連休中の暴食で2キロ増えた体重は、摂りすぎた塩分によるむくみが原因だったらしい。体にたまった塩分水分と合わせて、食べた幸せの塊が脂肪の塊になる前に、早急に放出しないといけないと言われた。
休日夜半にトンちゃん経由で、酒盛り中のハービーに泣きつき、とにかくお水を飲んで汗をかいてと言われ、遠回り通勤、お水ちょこちょこ飲み、坂道ノシノシ歩きに努めた結果、どうにか連休前の数字に戻せたけれど1週間かかった。やれやれ。
先週のこと。InBodyの計測結果を眺めているとハービーがやってきた。
「くるりさん、こんにちはー!お誕生日おめでとうございます」
「あら。
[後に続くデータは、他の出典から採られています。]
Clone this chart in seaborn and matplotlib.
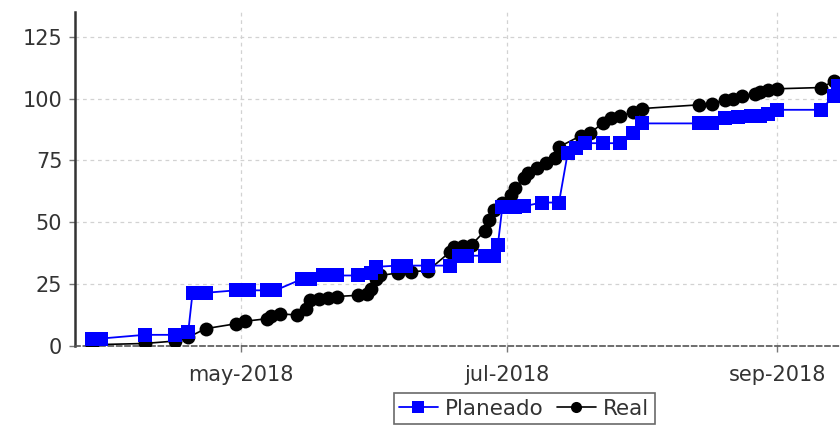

ありがとう」
「はい、その紙見せてください」
プリントアウトしたInBodyの数字をしげしげと見て。
「意外と早く戻せましたね。で、どうします?」
「何が?」
「減量ですよ、お誕生日までって言ってましたよね」
「そんなの続けるよ、まだゼロゼロになってないもん。あと1.2キロだから」
ゼロゼロというのは筋肉と体脂肪の調整量のことだ。わたしは筋肉は足りているけれど体脂肪があと1.2キロ余分。
3月下旬くらいから体脂肪量調節はいつまで続けるつもりなのか、ちょいちょい確認をされていたけれど、とりあえずお誕生日が来るまでと適当に答えていた。きっちりと決めていたわけではなく、便宜的に。本当に適当。
「んーーーんーーー」
超困っている。ハービーの言いたいことは分かっている。もう、止めようと言いいたいのだ。
「くるりさん。今の体脂肪率は女性の平均値域内です。年齢からいうとその中でも低すぎる方、あと3%くらいあってもいいくらいです。脂肪がある程度ないと免疫力下がります、お肌もかっさかさ、髪もバッサバサ、潤いがなくなります、かっさかさのしっわしわでバッサバサの枯れ枯れ。枯れた花ですよ」
「え?今そんな感じ?」
「いやいや、これ以上続けたらです」
「だって、あと1.2キロだよ、もうちょっとだよ、やりたい」
「1.2キロの脂肪は相当ですよ」
「やだ」
「うーん。僕が減らす1.2キロとくるりさんの減らす1.2キロは違います」
「デカいのとチビいのってこと?」
「25メートルのプールからバケツ一杯汲むのとお家のお風呂からバケツ一杯汲むのの違いです」
(それは同じ!)
「胸、ぺっちゃんこになりますよ、ぺっちゃんこのかっさかさのしっわしわですよ、いいんですか?」
「・・・・いいわけないじゃん」
(脅しかよ)
「くるりさん、僕はくるりさんの体のことを考えて言ってます。これからは少し食べても太らない体にしましょう」
「・・・別に辛くないし」
「くるりさんは辛く感じなくても体は辛いんですよ。飢餓状態です。だからちょっと食べると全部取り込もうとします。そして体重の増減が激しいと痩せにくくなります」
「そんなこというなら中華料理食べてやる!」
「だめですだめです、くるりさんは脂質がだめなんですから」
なんだよ、じゃあこれまでと一緒じゃん。よくわかんないな。
そこへ、同じくハービーにパーソナルトレーニングをしてもらっているI田さんがやってきた。
「こんにちはー」
「あ、I田さん。この人ってば、わたしのこと枯れた花っていうんですよ、女の人に言う言葉じゃないですよね」
「悪い男だわねえ」
「僕、言ってませんよ。枯れた花になりますよって言ったんですよ」
「かっさかさのしっわしわのバッサバサだって」
「先生、酷い」
「僕、言ってませんよ。なるよって言ったんですよ」
あとはI田さんに任せて逃げた。ハービーのデッカイ声が追いかけてくる。
「くるりさーん!ちゃんと考えてくださいよー!」
どうしようか。もちろん、かっさかさのしっわしわのバッサバサは困る。そんなの奇跡の55歳じゃない。でも、人から言われて何かするのは本当に嫌いなのだ。それがハービーでもだ。わたしに指図できるのはわたしだけなのだ。

青もみじ。緑色大好き。「目に良いグリーン」確か。ジャポニカ学習帳に目の健康のために遠くの緑を眺めましょう的なことが書いてあって、しょっちゅう校庭の木を眺めていた。あんなに眺めたのに近眼になり、今は老眼がオンされた。